Tuesday, November 18, 2008


Symbolic Catholics, that is, as contrasted with Protestants in Alan Sinfeld's book LITERATURE IN PROTESTANT ENGLAND:

"Polarisation of good and evil is characteristic of protestantism. Catholics and humanists posited a sequence of careful gradations between the extremes of good and evil, with mediatory agents and the continuous opportunity to repent. Protestants replaced this complicated structure with a dichotomy, all or nothing: a person either has grace or has not."

This inflexible attitude can be found in great abundance in the world of comics-criticism. I recall an early encounter with some Journalista writer in the 1980s who claimed that a writer "selling out" was all-or-nothing; that one could no more be partially an artist than a woman could be "a little bit pregnant." I asked him if he thought the ranks of artists included William Faulkner, who went to Hollywood to write things like LAND OF THE PHARAOHS. As I recall, said Journalista didn't get back to me on that.

And here's a more recent exemplar of exceptionalism, whose POV I trashed in the accompanying piece.

So I guess I must be a "Catholic" comics-theorist, inasmuch as I do believe that there are many fine gradations of quality in the continuum of literature and even "paraliterature," as I argued in the aforesaid "Exceptionalism" piece.

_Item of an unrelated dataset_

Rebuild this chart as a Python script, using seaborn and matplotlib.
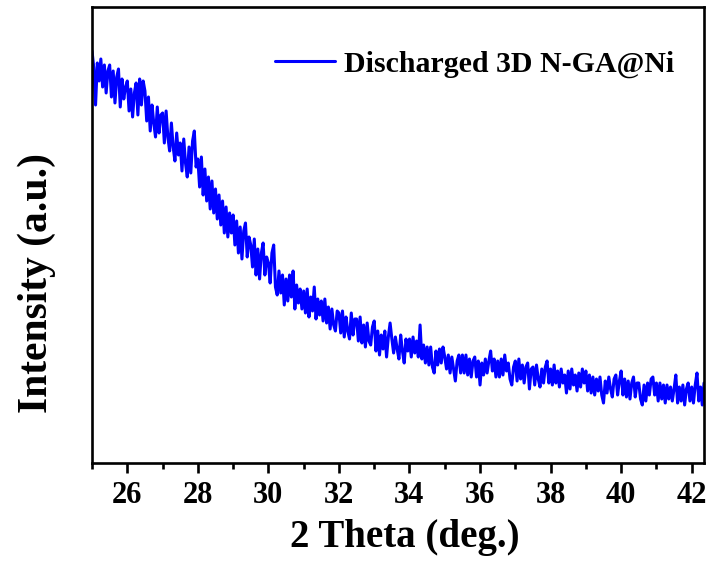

I have no belief that something like the Archie Goodwin IRON MAN or (to take a more recent example) the Gail Simone BIRDS OF PREY will last the ages, or even signify all that much to future students of popular fiction, if any. But in the here and now, it ought to be important for any good (or at least "Catholic") theorist to be able to formulate a theory of "the good in art" that does not throw out items of fair quality to make more room for the works of supposed greatness.

Protestants, though, see only good and evil, great and not-great, which would make the dominant attitude of THE COMICS JOURNAL a "Protestant" one. That had me wondering whether or not Gary Groth should be regarded as a comic-book avatar of Henry VIII, but given that Groth never had quite the level of power that Old Henery did, I think a better fit would be...
This guy.

1 comment:

Curt Purcell said...

That "protestant" mindset seems to characterize fannishness in general. The phrase "jump the shark" seems to have an air of irreversible finality to it, though of course the right creators could rejuvenate an ailing series, at least in theory.